With no ropes or lights, Khanh did not venture further into the cave. A day after he’d first set out, he arrived back home.
“I didn’t have any aloe, but in my mind I had the image of a great cave.”
Khanh’s story spread like wildfire, but not everyone believed him.
“I wanted to prove my word, but I couldn’t remember the way to the cave. It was a wild place, with no human tracks.”
Eventually, the story became legend. Khanh quit his dream of becoming rich from aloe and went back to doing his daily chores: collecting fire wood and farming. But he never gave up on the hope that one day he would find the cave again.
All is not lost
It wasn’t until one morning in early winter, 2006, that Khanh’s cave dream was rekindled. A group of cavers from Britain, on a trip to find new caves in the Phong Nha – Ke Bang region, came to ask Khanh for help, as they had heard about his discovery 15 years before.
Khanh agreed to guide the team to find the legendary cave, but after three days in the jungle, Khanh and the team were still at a loss.
“I just couldn’t remember where it was,” he says.
There were some perks. On their expedition, the group did find 11 previously unrecorded caves. The British team even named one of them after the farmer.
“One of my favourite caves that we found on our trip had a lake and many beautiful stalactites that sparkled in the light. We called it Thai Hoa, after my daughter.”
The team returned to the park for two more expeditions, but each time were beaten by the density of the jungle. Finally the cavers gave in and left, asking Khanh to contact them if he found it again.
In a final effort to recover his memory, Khanh headed to the jungle one cold winter’s morning in 2009.
“I stopped by a big boulder. There was the same strong wind, the sound of water running – I knew I’d found the cave at long last. I can’t describe my feelings at the time, I was so overjoyed.”
The team immediately came back to Viet Nam and followed Khanh on a six-hour treck deep into the jungle. On April 14 they found what they were looking for.

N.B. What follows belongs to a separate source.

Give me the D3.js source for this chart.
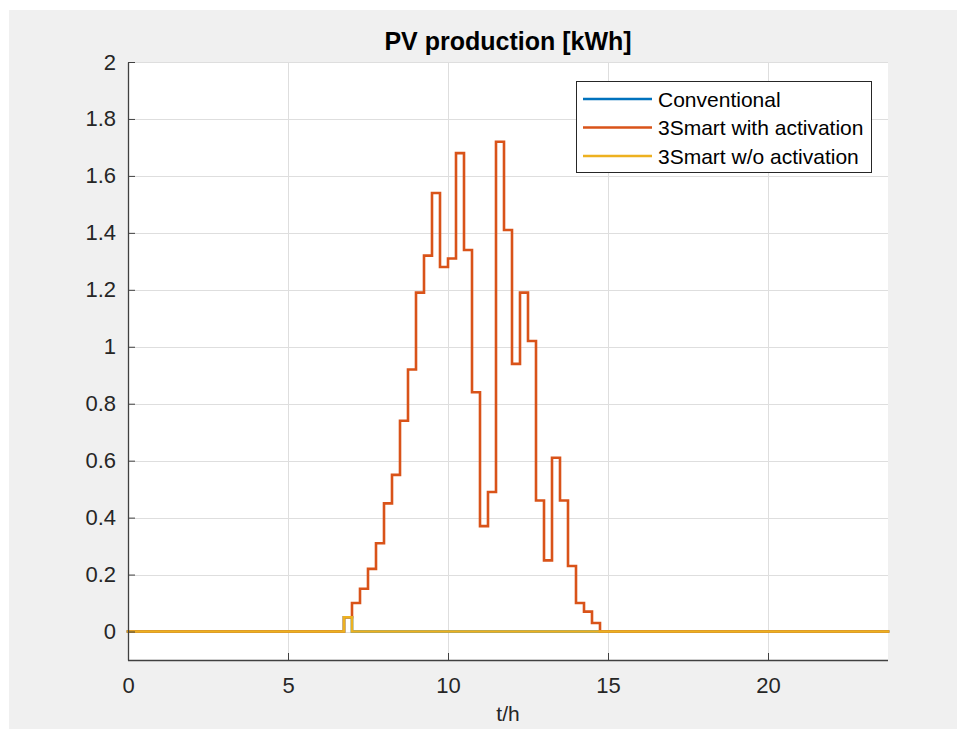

Measuring 200m high and 150m wide, the new cave, named Son Doong (Mountain River Cave) by Khanh, is believed to be almost twice the size of the current record holder, Deer Cave in Sarawak Malaysia.
The cave is in Phong Nha-Ke Bang grotto system, which belongs to the Phong Nha-Ke Bang National Park. It is a limestone region of 2,000sq.km and borders another limestone area in Hin Nammo in Laos.
According to Adam Spillane, a member of the team, the cave is over 4km long at present but the end of the main passage continues on. The team were unable to go further because of a calcite wall more than 45m high halted their progress.
“Khanh has been a guide for the team for many expeditions in the jungle to explore caves. This year he took the team to a cave which had never been explored before, not even by local people,” Spillane says.
The cave was a thing of overwhelming beauty and grandeur, spokesman for the team, Haward Limbirt says.
“We plan to return to Viet Nam later to complete our expedition of the cave and conduct a full survey,” he says.
Back to normal
After the team returned to Britain, Khanh settled back into his everyday routine.
“I just think about how I’m going to earn enough money to feed my family. I only earn VND800,000 (US$50) per month.”
His discovery has yet to reap financial gains, Khanh says.
“We are still as poor as we were before. Actually, I still haven’t paid off the VND10 million ($550) loan I borrowed ten years ago to develop our farm and animal husbandry.”
Khanh’s obsession with the cave has been hard on his nearest and dearest, his wife Le Thi Nghia says.
“Sometimes I get angry because he just wants to go to the jungle and look at caves, but I understand he is very passionate about it. After all of this, I’m proud of him.”
Nghia says the only thing she asks for is recognition from the Government and the press for what her husband has done for the country.